>>>

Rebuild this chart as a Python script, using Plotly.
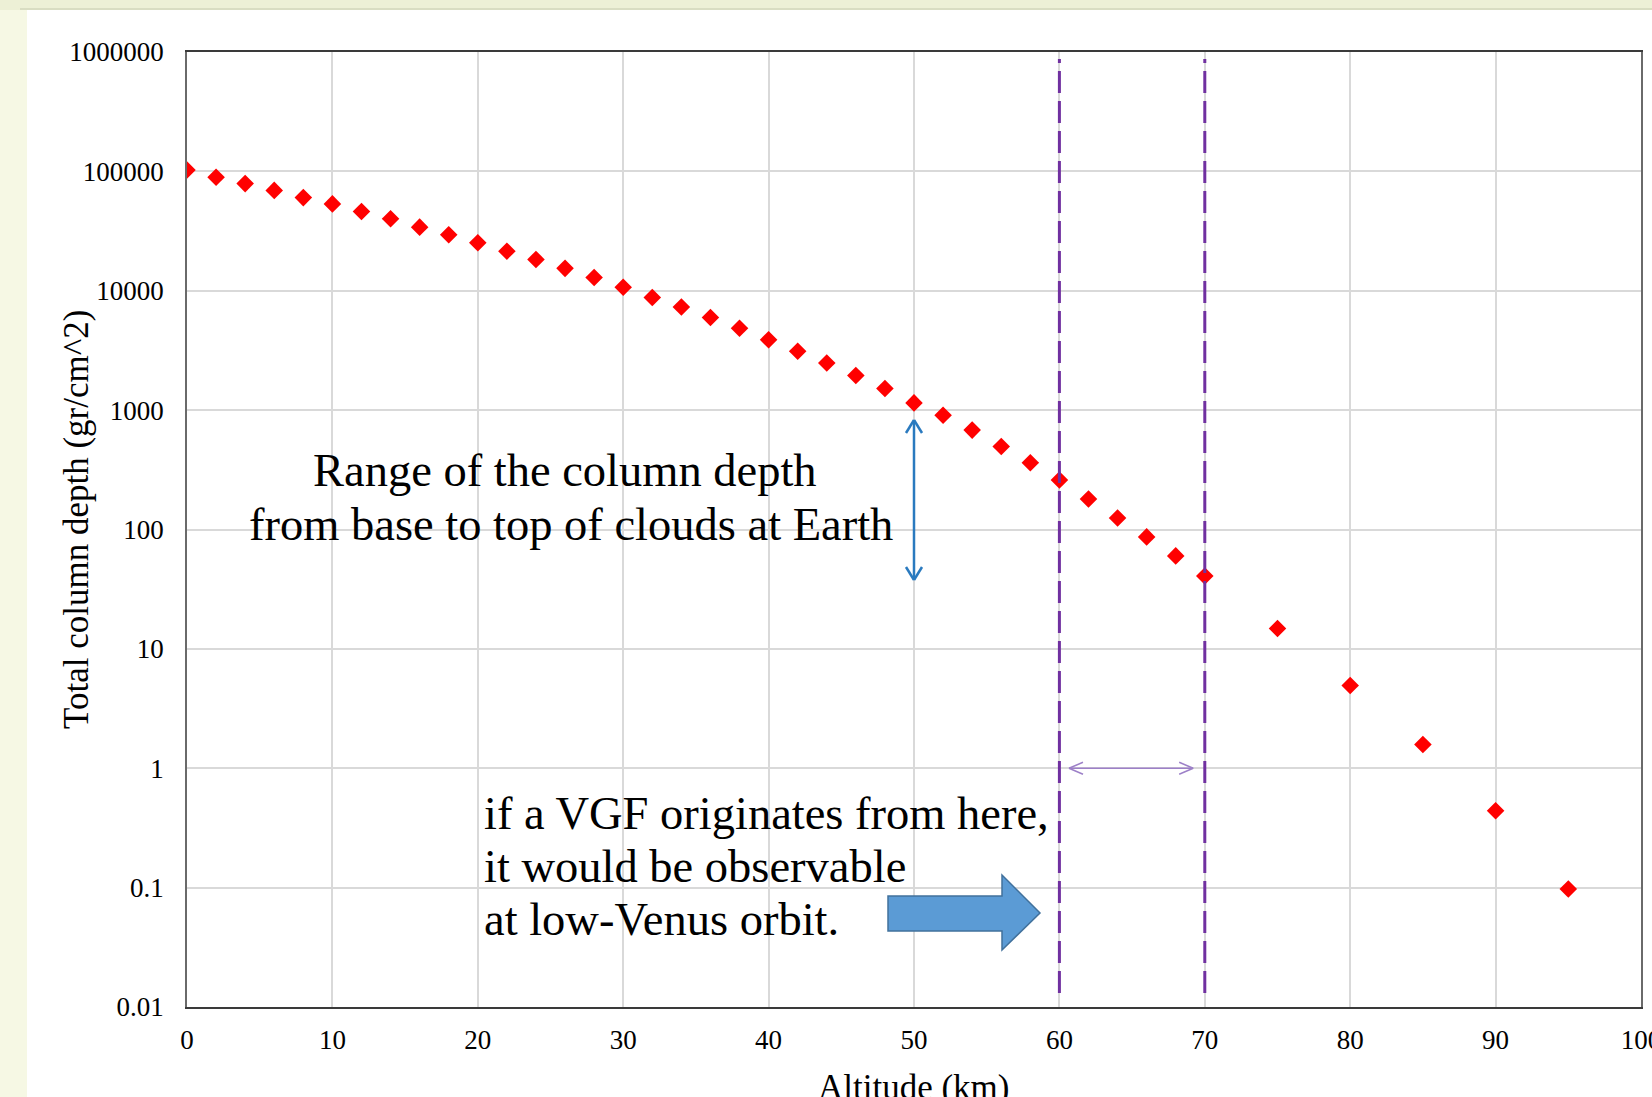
import math
import plotly.graph_objects as go

# ---------------- data ----------------
altitude_km = [0, 2, 4, 6, 8, 10, 12, 14, 16, 18, 20, 22, 24, 26, 28, 30, 32, 34, 36, 38,
               40, 42, 44, 46, 48, 50, 52, 54, 56, 58, 60, 62, 64, 66, 68, 70, 75, 80, 85, 90, 95]
column_depth = [102700, 89200, 79000, 69300, 60300, 53400, 46100, 40100, 34100, 29500,
                25200, 21450, 18300, 15400, 12900, 10700, 8770, 7300, 5960, 4860,
                3890, 3110, 2480, 1950, 1520, 1150, 905, 680, 496, 362,
                260, 180, 125, 86.7, 60.1, 40.8, 14.8, 4.93, 1.58, 0.44, 0.0975]

x_ticks = [0, 10, 20, 30, 40, 50, 60, 70, 80, 90, 100]
y_ticks = [0.01, 0.1, 1, 10, 100, 1000, 10000, 100000, 1000000]
y_tick_text = ["0.01", "0.1", "1", "10", "100", "1000", "10000", "100000", "1000000"]

cloud_layer_km = [60, 70]

# ---------------- layout geometry ----------------
W, H = 1652, 1097
ML, MR, MT, MB = 187, 11, 52, 90
PW, PH = W - ML - MR, H - MT - MB
Y_LOG_MIN, Y_LOG_MAX = -2, 6

def px_x(p):   # pixel -> paper x
    return (p - ML) / PW

def px_y(p):   # pixel -> paper y
    return 1 - (p - MT) / PH

def val_y(v):  # data value on log axis -> paper y
    return (math.log10(v) - Y_LOG_MIN) / (Y_LOG_MAX - Y_LOG_MIN)

FONT = "Liberation Serif, Times New Roman, serif"

fig = go.Figure()
fig.add_trace(go.Scatter(
    x=altitude_km, y=column_depth, mode="markers",
    marker=dict(symbol="diamond", size=13.5, color="#ff0000", line=dict(width=0)),
    showlegend=False, hoverinfo="x+y",
))

shapes = []
# background panels
shapes.append(dict(type="rect", xref="paper", yref="paper", layer="below",
                   x0=px_x(0), x1=px_x(W + 5), y0=px_y(0), y1=px_y(10),
                   fillcolor="#edf0d6", line=dict(width=0)))
shapes.append(dict(type="rect", xref="paper", yref="paper", layer="below",
                   x0=px_x(27), x1=px_x(W + 5), y0=px_y(10), y1=px_y(H + 5),
                   fillcolor="#ffffff", line=dict(width=0)))
shapes.append(dict(type="line", xref="paper", yref="paper", layer="below",
                   x0=px_x(20), x1=px_x(W + 5), y0=px_y(9), y1=px_y(9),
                   line=dict(color="#d9ddc2", width=2)))

# dashed vertical lines
for xv in cloud_layer_km:
    shapes.append(dict(type="line", xref="x", yref="paper",
                       x0=xv, x1=xv, y0=px_y(993), y1=px_y(59),
                       line=dict(color="#7030a0", width=3, dash="22px,8px")))

# blue vertical double arrow at 50 km
BLUE = "#2a7abf"
yt, yb = px_y(420), px_y(580)
shapes.append(dict(type="line", xref="x", yref="paper", x0=50, x1=50, y0=yb, y1=yt,
                   line=dict(color=BLUE, width=2.5)))
for anchor, dy in ((yt, -13), (yb, 13)):
    for dx in (-8, 8):
        shapes.append(dict(type="line", xref="x", yref="paper",
                           xsizemode="pixel", ysizemode="pixel",
                           xanchor=50, yanchor=anchor,
                           x0=0, y0=0, x1=dx, y1=dy,
                           line=dict(color=BLUE, width=2.5)))

# purple horizontal double arrow at y = 1
PURPLE = "#9d80c8"
xl, xr = 60.66, 69.2
ya = val_y(1)
shapes.append(dict(type="line", xref="x", yref="paper", x0=xl, x1=xr, y0=ya, y1=ya,
                   line=dict(color=PURPLE, width=1.5)))
for anchor, dx in ((xl, 14), (xr, -14)):
    for dy in (-6, 6):
        shapes.append(dict(type="line", xref="x", yref="paper",
                           xsizemode="pixel", ysizemode="pixel",
                           xanchor=anchor, yanchor=ya,
                           x0=0, y0=0, x1=dx, y1=dy,
                           line=dict(color=PURPLE, width=1.5)))

# block arrow
bx = lambda p: (p - ML) / (PW / 100.0)
path = (f"M {bx(888)},{px_y(896)} L {bx(1002)},{px_y(896)} L {bx(1002)},{px_y(875)} "
        f"L {bx(1040)},{px_y(913)} L {bx(1002)},{px_y(950)} L {bx(1002)},{px_y(931)} "
        f"L {bx(888)},{px_y(931)} Z")
shapes.append(dict(type="path", xref="x", yref="paper", path=path,
                   fillcolor="#5b9bd5", line=dict(color="#41719c", width=1.5)))

annotations = []
def txt(text, x, y, xanchor, size=46.5, xref="x", textangle=0):
    annotations.append(dict(text=text, x=x, y=y, xref=xref, yref="paper",
                            xanchor=xanchor, yanchor="middle", showarrow=False,
                            textangle=textangle,
                            font=dict(family=FONT, size=size, color="#000000")))

txt("Range of the column depth", bx(565), px_y(471), "center")
txt("from base to top of clouds at Earth", bx(571), px_y(524), "center")
txt("if a VGF originates from here,", bx(482), px_y(813), "left")
txt("it would be observable", bx(482), px_y(866), "left")
txt("at low-Venus orbit.", bx(482), px_y(919), "left")
# axis titles
txt("Total column depth (gr/cm^2)", px_x(76), px_y(520), "center", size=35,
    xref="paper", textangle=-90)
txt("Altitude (km)", 0.5, px_y(1087), "center", size=35, xref="paper")

fig.update_layout(
    width=W, height=H, autosize=False,
    margin=dict(l=ML, r=MR, t=MT, b=MB, pad=0),
    paper_bgcolor="#f6f8e4", plot_bgcolor="#ffffff",
    font=dict(family=FONT, color="#000000"),
    shapes=shapes, annotations=annotations,
    showlegend=False,
)
fig.update_xaxes(
    range=[0, 100], tickvals=x_ticks, ticks="", ticklabelstandoff=8,
    ticklabeloverflow="allow", automargin=False,
    tickfont=dict(family=FONT, size=27, color="#000000"),
    showgrid=True, gridcolor="#d9d9d9", gridwidth=1.5,
    showline=True, linecolor="#3a3a3a", linewidth=1.5, mirror=True,
    zeroline=False,
)
fig.update_yaxes(
    type="log", range=[Y_LOG_MIN, Y_LOG_MAX], tickvals=y_ticks, ticktext=y_tick_text,
    ticks="", ticklabelstandoff=16, ticklabeloverflow="allow", automargin=False,
    tickfont=dict(family=FONT, size=27, color="#000000"),
    showgrid=True, gridcolor="#d9d9d9", gridwidth=1.5,
    showline=True, linecolor="#6a6a6a", linewidth=1.5, mirror=True,
    zeroline=False,
)

fig.write_html(
    "out.html",
    config={"displayModeBar": False},
    post_script="document.body.style.margin='0';document.body.style.background='#f6f8e4';",
)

<<<

What you have to do. From the first line above down to the line with "import plotly.graph_objects as go", reproduce every line and no others, omitting pictures.

Expected answer.
Rebuild this chart as a Python script, using Plotly.
import math
import plotly.graph_objects as go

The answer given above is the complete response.